**TASK:** Render the material again word for word, skipping the pictures in it.

**DATASET CONTENT:**
++++++++++

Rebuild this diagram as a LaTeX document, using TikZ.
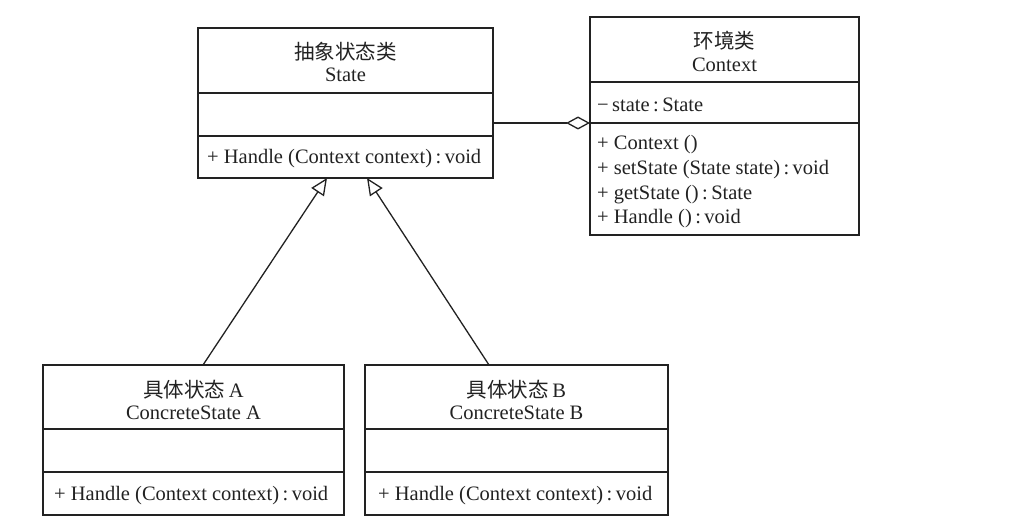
\documentclass[tikz,border=0pt]{standalone}
\usepackage{fontspec}
\setmainfont{Liberation Serif}
\newfontfamily\cjk{Noto Sans CJK SC}
\usetikzlibrary{arrows.meta}
\definecolor{ink}{HTML}{222222}
\begin{document}
\begin{tikzpicture}[x=1pt,y=-1pt,
  umlbox/.style={draw=ink,line width=1.3pt,rectangle,inner sep=0pt,fill=white},
  sep/.style={draw=ink,line width=1.3pt},
  ctext/.style={anchor=base,inner sep=0pt,text=ink,font=\fontsize{20.5}{24}\selectfont},
  ltext/.style={anchor=base west,inner sep=0pt,text=ink,font=\fontsize{20.5}{24}\selectfont},
  zh/.style={anchor=base,inner sep=0pt,text=ink,font=\fontsize{20.5}{24}\selectfont\cjk},
  inherit/.style={draw=ink,line width=1.3pt,-{Triangle[open,length=17pt,width=15pt,line width=1.3pt]}},
  aggr/.style={draw=ink,line width=1.3pt,-{Diamond[open,length=24pt,width=13pt,line width=1.3pt]}}
]
\useasboundingbox[fill=white] (0,0) rectangle (1035,529);

% State
\node[umlbox,minimum width=295pt,minimum height=150pt] (state) at (345.5,103) {};
\draw[sep] (198,93) -- (493,93);
\draw[sep] (198,136) -- (493,136);
\node[zh] (stateZh) at (345.5,60) {抽象状态类};
\node[ctext] (stateEn) at (345.5,82) {State};
\node[ltext] (stateM) at (207,164) {+ Handle (Context context)\,:\,void};

% Context
\node[umlbox,minimum width=269pt,minimum height=218pt] (ctx) at (724.5,126) {};
\draw[sep] (590,82) -- (859,82);
\draw[sep] (590,123) -- (859,123);
\node[zh] (ctxZh) at (724.5,49) {环境类};
\node[ctext] (ctxEn) at (724.5,72) {Context};
\node[ltext] (ctxA) at (597,112) {−\,state\,:\,State};
\node[ltext] (ctxM1) at (597,150) {+ Context ()};
\node[ltext] (ctxM2) at (597,175) {+ setState (State state)\,:\,void};
\node[ltext] (ctxM3) at (597,200) {+ getState ()\,:\,State};
\node[ltext] (ctxM4) at (597,224) {+ Handle ()\,:\,void};

% ConcreteState A
\node[umlbox,minimum width=301pt,minimum height=150pt] (csa) at (193.5,440) {};
\draw[sep] (43,429) -- (344,429);
\draw[sep] (43,472) -- (344,472);
\node[zh] (csaZh) at (193.5,397) {具体状态\,\rmfamily A};
\node[ctext] (csaEn) at (193.5,419) {ConcreteState A};
\node[ltext] (csaM) at (54,500) {+ Handle (Context context)\,:\,void};

% ConcreteState B
\node[umlbox,minimum width=303pt,minimum height=150pt] (csb) at (516.5,440) {};
\draw[sep] (365,429) -- (668,429);
\draw[sep] (365,472) -- (668,472);
\node[zh] (csbZh) at (516.5,397) {具体状态\,\rmfamily B};
\node[ctext] (csbEn) at (516.5,419) {ConcreteState B};
\node[ltext] (csbM) at (378,500) {+ Handle (Context context)\,:\,void};

% connector end points
\coordinate (aTop) at (203,365);
\coordinate (bTop) at (489,365);
\coordinate (sA) at (327,178);
\coordinate (sB) at (367,178);
\coordinate (sR) at (493,123);
\coordinate (cL) at (590,123);

\draw[inherit] (aTop) -- (sA);
\draw[inherit] (bTop) -- (sB);
\draw[aggr] (sR) -- (cL);
\end{tikzpicture}
\end{document}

++++++++++

**ANSWER TO THIS TASK:**
Rebuild this diagram as a LaTeX document, using TikZ.
\documentclass[tikz,border=0pt]{standalone}
\usepackage{fontspec}
\setmainfont{Liberation Serif}
\newfontfamily\cjk{Noto Sans CJK SC}
\usetikzlibrary{arrows.meta}
\definecolor{ink}{HTML}{222222}
\begin{document}
\begin{tikzpicture}[x=1pt,y=-1pt,
  umlbox/.style={draw=ink,line width=1.3pt,rectangle,inner sep=0pt,fill=white},
  sep/.style={draw=ink,line width=1.3pt},
  ctext/.style={anchor=base,inner sep=0pt,text=ink,font=\fontsize{20.5}{24}\selectfont},
  ltext/.style={anchor=base west,inner sep=0pt,text=ink,font=\fontsize{20.5}{24}\selectfont},
  zh/.style={anchor=base,inner sep=0pt,text=ink,font=\fontsize{20.5}{24}\selectfont\cjk},
  inherit/.style={draw=ink,line width=1.3pt,-{Triangle[open,length=17pt,width=15pt,line width=1.3pt]}},
  aggr/.style={draw=ink,line width=1.3pt,-{Diamond[open,length=24pt,width=13pt,line width=1.3pt]}}
]
\useasboundingbox[fill=white] (0,0) rectangle (1035,529);

% State
\node[umlbox,minimum width=295pt,minimum height=150pt] (state) at (345.5,103) {};
\draw[sep] (198,93) -- (493,93);
\draw[sep] (198,136) -- (493,136);
\node[zh] (stateZh) at (345.5,60) {抽象状态类};
\node[ctext] (stateEn) at (345.5,82) {State};
\node[ltext] (stateM) at (207,164) {+ Handle (Context context)\,:\,void};

% Context
\node[umlbox,minimum width=269pt,minimum height=218pt] (ctx) at (724.5,126) {};
\draw[sep] (590,82) -- (859,82);
\draw[sep] (590,123) -- (859,123);
\node[zh] (ctxZh) at (724.5,49) {环境类};
\node[ctext] (ctxEn) at (724.5,72) {Context};
\node[ltext] (ctxA) at (597,112) {−\,state\,:\,State};
\node[ltext] (ctxM1) at (597,150) {+ Context ()};
\node[ltext] (ctxM2) at (597,175) {+ setState (State state)\,:\,void};
\node[ltext] (ctxM3) at (597,200) {+ getState ()\,:\,State};
\node[ltext] (ctxM4) at (597,224) {+ Handle ()\,:\,void};

% ConcreteState A
\node[umlbox,minimum width=301pt,minimum height=150pt] (csa) at (193.5,440) {};
\draw[sep] (43,429) -- (344,429);
\draw[sep] (43,472) -- (344,472);
\node[zh] (csaZh) at (193.5,397) {具体状态\,\rmfamily A};
\node[ctext] (csaEn) at (193.5,419) {ConcreteState A};
\node[ltext] (csaM) at (54,500) {+ Handle (Context context)\,:\,void};

% ConcreteState B
\node[umlbox,minimum width=303pt,minimum height=150pt] (csb) at (516.5,440) {};
\draw[sep] (365,429) -- (668,429);
\draw[sep] (365,472) -- (668,472);
\node[zh] (csbZh) at (516.5,397) {具体状态\,\rmfamily B};
\node[ctext] (csbEn) at (516.5,419) {ConcreteState B};
\node[ltext] (csbM) at (378,500) {+ Handle (Context context)\,:\,void};

% connector end points
\coordinate (aTop) at (203,365);
\coordinate (bTop) at (489,365);
\coordinate (sA) at (327,178);
\coordinate (sB) at (367,178);
\coordinate (sR) at (493,123);
\coordinate (cL) at (590,123);

\draw[inherit] (aTop) -- (sA);
\draw[inherit] (bTop) -- (sB);
\draw[aggr] (sR) -- (cL);
\end{tikzpicture}
\end{document}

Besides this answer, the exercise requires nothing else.